Mitogenic effect of lithium in FRTL-5 cells can be reversed by blocking de novo cholesterol synthesis and subsequent signal transduction.

Abstract

Lithium therapy is the therapeutic mainstay for bipolar disorder and has been associated in the thyroid with euthymic goiter, hyper and hypothyroidism as well as thyroid autoimmune disease. The FRTL-5 cell line is a well known model of thyroid cell physiology, where lithium has been shown to increase 3H-thymidine uptake at concentrations of 2 mM. This mitogenic effect was not associated with adenylate cyclase as measured by cyclic adenosine monophosphate (cAMP) production.

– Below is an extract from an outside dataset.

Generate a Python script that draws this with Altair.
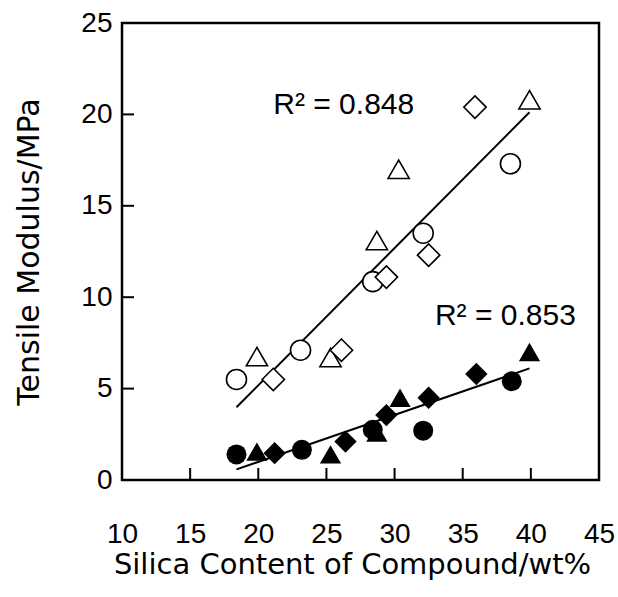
import altair as alt
import pandas as pd

# ---- data ----
circle_open_x = [18.4, 23.1, 28.4, 32.1, 38.5]
circle_open_y = [5.5, 7.1, 10.85, 13.5, 17.3]
triangle_open_x = [19.9, 25.3, 28.7, 30.3, 39.9]
triangle_open_y = [6.75, 6.7, 13.1, 17.0, 20.8]
diamond_open_x = [21.1, 26.1, 29.4, 32.5, 35.9]
diamond_open_y = [5.5, 7.1, 11.1, 12.3, 20.4]

circle_filled_x = [18.4, 23.2, 28.4, 32.1, 38.6]
circle_filled_y = [1.4, 1.65, 2.75, 2.7, 5.4]
triangle_filled_x = [19.9, 25.3, 28.7, 30.4, 39.9]
triangle_filled_y = [1.55, 1.4, 2.6, 4.5, 7.0]
diamond_filled_x = [21.2, 26.4, 29.4, 32.5, 36.0]
diamond_filled_y = [1.47, 2.1, 3.55, 4.5, 5.8]

ann_x = [21.1, 32.96]
ann_y = [20.0, 8.48]
ann_text = ["R² = 0.848", "R² = 0.853"]

x_ticks = [10, 15, 20, 25, 30, 35, 40, 45]
y_ticks = [0, 5, 10, 15, 20, 25]
x_inner = [15, 20, 25, 30, 35, 40]
y_inner = [5, 10, 15, 20]

rows = []
for grp, shape, xs, ys in [
    ("open", "circle", circle_open_x, circle_open_y),
    ("open", "triangle", triangle_open_x, triangle_open_y),
    ("open", "diamond", diamond_open_x, diamond_open_y),
    ("filled", "circle", circle_filled_x, circle_filled_y),
    ("filled", "triangle", triangle_filled_x, triangle_filled_y),
    ("filled", "diamond", diamond_filled_x, diamond_filled_y),
]:
    for xv, yv in zip(xs, ys):
        rows.append({"x": xv, "y": yv, "group": grp, "shape": shape})
df = pd.DataFrame(rows)
ann = pd.DataFrame({"x": ann_x, "y": ann_y, "t": ann_text})
xt = pd.DataFrame({"x": x_inner})
yt = pd.DataFrame({"y": y_inner})

W, H = 477, 457

xaxis = alt.Axis(values=x_ticks, ticks=False, domain=False, grid=False,
                 labelFont="Liberation Sans", labelFontSize=28,
                 labelColor="black", labelPadding=40, labelOverlap=False, labelFlush=False,
                 title="Silica Content of Compound/wt%", titleFont="DejaVu Sans",
                 titleFontSize=29, titleFontWeight="normal", titleColor="black",
                 titleX=230, titleY=93, titleBaseline="alphabetic")
yaxis = alt.Axis(values=y_ticks, ticks=False, domain=False, grid=False,
                 labelFont="Liberation Sans", labelFontSize=28,
                 labelColor="black", labelPadding=10, labelOverlap=False, labelFlush=False,
                 title="Tensile Modulus/MPa", titleFont="DejaVu Sans",
                 titleFontSize=30, titleFontWeight="normal", titleColor="black",
                 titleX=-84, titleBaseline="alphabetic")

xs = alt.Scale(domain=[10, 45], nice=False, zero=False)
ys = alt.Scale(domain=[0, 25], nice=False)
X = alt.X("x:Q", scale=xs, axis=xaxis)
Y = alt.Y("y:Q", scale=ys, axis=yaxis)

shape_scale = alt.Scale(domain=["circle", "triangle", "diamond"],
                        range=["circle", "triangle-up", "diamond"])
size_scale = alt.Scale(domain=["circle", "triangle", "diamond"], range=[400, 500, 400])

base = alt.Chart(df)

lines = base.transform_regression("x", "y", groupby=["group"]).mark_line(
    color="black", strokeWidth=2).encode(x=X, y=Y, detail="group:N")

open_pts = base.transform_filter(alt.datum.group == "open").mark_point(
    filled=True, fill="white", stroke="black", strokeWidth=1.6, opacity=1).encode(
    x=X, y=Y,
    shape=alt.Shape("shape:N", scale=shape_scale, legend=None),
    size=alt.Size("shape:N", scale=size_scale, legend=None))

filled_pts = base.transform_filter(alt.datum.group == "filled").mark_point(
    filled=True, color="black", opacity=1).encode(
    x=X, y=Y,
    shape=alt.Shape("shape:N", scale=shape_scale, legend=None),
    size=alt.Size("shape:N", scale=size_scale, legend=None))

texts = alt.Chart(ann).mark_text(align="left", baseline="alphabetic",
                                 font="Liberation Sans", fontSize=30, color="black").encode(
    x=X, y=Y, text="t:N")

xtick = alt.Chart(xt).mark_rule(color="black", strokeWidth=2).encode(
    x=X, y=alt.value(H), y2=alt.value(H - 12))
ytick = alt.Chart(yt).mark_rule(color="black", strokeWidth=2).encode(
    y=Y, x=alt.value(0), x2=alt.value(12))

chart = alt.layer(lines, open_pts, filled_pts, texts, xtick, ytick).properties(
    width=W, height=H,
    autosize=alt.AutoSizeParams(type="none"),
    padding={"left": 122, "top": 23, "right": 19, "bottom": 117},
    background="white",
).configure_view(stroke="black", strokeWidth=2.5)

chart.save("out.html", embed_options={"renderer": "svg", "actions": False})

The de novo synthesis of cholesterol is an important signal transduction pathway in FRTL-5 cells, where newly synthesized Rho GTPase is geranylgeranylated, enabling membrane localization of the G-protein and subsequent G1 to S-phase transition, resulting from extracellular stimulation. Here we confirm lithium mitogenicity at therapeutically relevant concentrations (1 mM) and demonstrate a lithium-associated accumulation of FRTL-5 cells in S-phase of the cell cycle. These effects could be abolished by Pravastatin, a potent inhibitor of 3-hydroxy-3-methylglutaryl coenzyme A (HMG-CoA), the rate-limiting enzyme in the formation of intermediates (de novo cholesterol synthesis) required for G-protein prenylation. Pravastatin, similar to lithium, showed no effect on cAMP production either under basal or thyroid stimulating hormone (TSH)-stimulated conditions indicating that de novo cholesterol synthesis is not involved with adenylate cyclase. The inhibitory effect of pravastatin could be overcome by reinitiating de novo cholesterol synthesis. This was achieved by the addition of the cell permeable, first metabolite (mevalonate) after HMG-CoA, which allowed the cycle to continue, leading eventually to protein prenylation, despite the presence of Pravastatin. These novel findings demonstrate lithium involvement in de novo cholesterol synthesis and G-protein prenylation, an important signal transduction pathway in FRTL-5 cells.